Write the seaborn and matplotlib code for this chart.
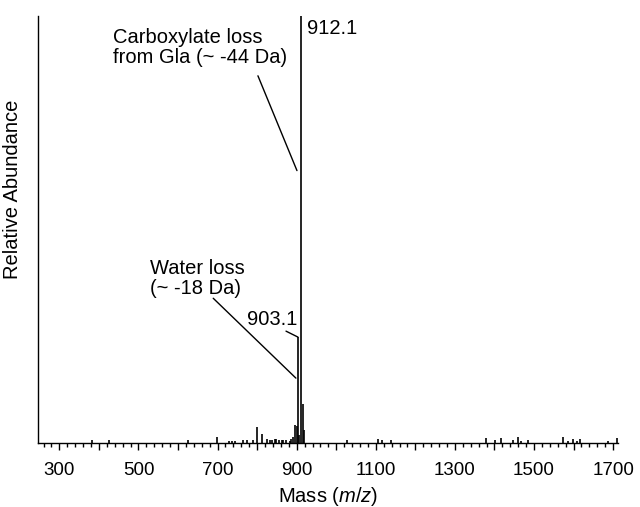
import numpy as np
import pandas as pd
import matplotlib
matplotlib.use("Agg")
import matplotlib.pyplot as plt
from matplotlib.ticker import MultipleLocator, FixedLocator
import seaborn as sns

# peak list (mass, relative abundance %)
masses = [383, 426, 625, 698, 729, 737, 744, 764, 774, 789, 800, 812, 825,
          832, 837, 845, 848, 855, 862, 865, 873, 883, 886, 890, 895, 900,
          903.1, 906, 912.1, 915, 918, 1026, 1105, 1115, 1138, 1378, 1401,
          1416, 1447, 1459, 1466, 1484, 1573, 1586, 1598, 1608, 1616, 1687,
          1710]
abundance = [0.7, 0.7, 0.7, 1.5, 0.5, 0.5, 0.5, 0.7, 0.7, 0.7, 3.7, 2.1, 0.9,
             0.6, 0.6, 0.9, 0.9, 0.7, 0.7, 0.7, 0.7, 0.5, 0.9, 1.4, 4.2, 4.0,
             24.8, 1.9, 100, 9.1, 3.0, 0.7, 0.9, 0.7, 0.7, 1.2, 0.7,
             1.2, 0.6, 1.4, 0.5, 0.7, 1.4, 0.5, 0.9, 0.5, 0.9, 0.5,
             1.2]
tick_labels = ["300", "500", "700", "900", "1100", "1300", "1500", "1700"]

df = pd.DataFrame({"mass": masses, "abund": abundance})

sns.set_style("ticks")
plt.rcParams["font.family"] = ["Liberation Sans", "DejaVu Sans"]
plt.rcParams["mathtext.fontset"] = "custom"
plt.rcParams["mathtext.rm"] = "Liberation Sans"
plt.rcParams["mathtext.it"] = "Liberation Sans:italic"
plt.rcParams["text.color"] = "black"
plt.rcParams["axes.labelcolor"] = "black"

fig = plt.figure(figsize=(6.4, 5.07), dpi=100)
ax = fig.add_axes([0.0594, 0.1262, 0.906, 0.8422])

ax.vlines(df["mass"], 0, df["abund"], color="black", linewidth=1.2)

ax.set_xlim(246, 1712)
ax.set_ylim(0, 100)
sns.despine(ax=ax)
ax.set_yticks([])

major = np.arange(300, 1701, 100)
ax.xaxis.set_major_locator(FixedLocator(major))
ax.set_xticklabels([str(t) if str(t) in tick_labels else "" for t in major])
ax.xaxis.set_minor_locator(MultipleLocator(20))
ax.tick_params(axis="x", which="major", length=5, width=1, direction="out",
               labelsize=13.5, colors="black", pad=9)
ax.tick_params(axis="x", which="minor", length=3, width=1, direction="out",
               colors="black")
for s in ["left", "bottom"]:
    ax.spines[s].set_color("black")
    ax.spines[s].set_linewidth(1)

ax.set_xlabel("Mass ($\\it{m/z}$)", fontsize=14.5, labelpad=4)
ax.set_ylabel("Relative Abundance", fontsize=14.5)
ax.yaxis.set_label_coords(-0.028, 0.595)

# labels
ax.text(926, 99.3, "912.1", fontsize=14.5, ha="left", va="top")
ax.annotate("903.1", xy=(903.3, 24.8), xytext=(774, 31.1), fontsize=14.5,
            ha="left", va="top")
ax.annotate("", xy=(903.3, 24.8), xytext=(873, 26.2),
            arrowprops=dict(arrowstyle="-", color="black", lw=1,
                            shrinkA=0, shrinkB=0))
ax.text(436, 97.2, "Carboxylate loss\nfrom Gla (~ -44 Da)", fontsize=14.5,
        ha="left", va="top", linespacing=1.1)
ax.annotate("", xy=(900.7, 63.8), xytext=(802, 86),
            arrowprops=dict(arrowstyle="-", color="black", lw=1,
                            shrinkA=0, shrinkB=0))
ax.text(529, 43.2, "Water loss\n(~ -18 Da)", fontsize=14.5,
        ha="left", va="top", linespacing=1.1)
ax.annotate("", xy=(898, 15.2), xytext=(689, 33.9),
            arrowprops=dict(arrowstyle="-", color="black", lw=1,
                            shrinkA=0, shrinkB=0))

fig.savefig("out.png", dpi=100)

===============

*Aim:*
Emit the lines of the material exactly, from its first line to the line containing "import seaborn as sns", inclusive; leave every picture out.

*Solution to the problem:*
Write the seaborn and matplotlib code for this chart.
import numpy as np
import pandas as pd
import matplotlib
matplotlib.use("Agg")
import matplotlib.pyplot as plt
from matplotlib.ticker import MultipleLocator, FixedLocator
import seaborn as sns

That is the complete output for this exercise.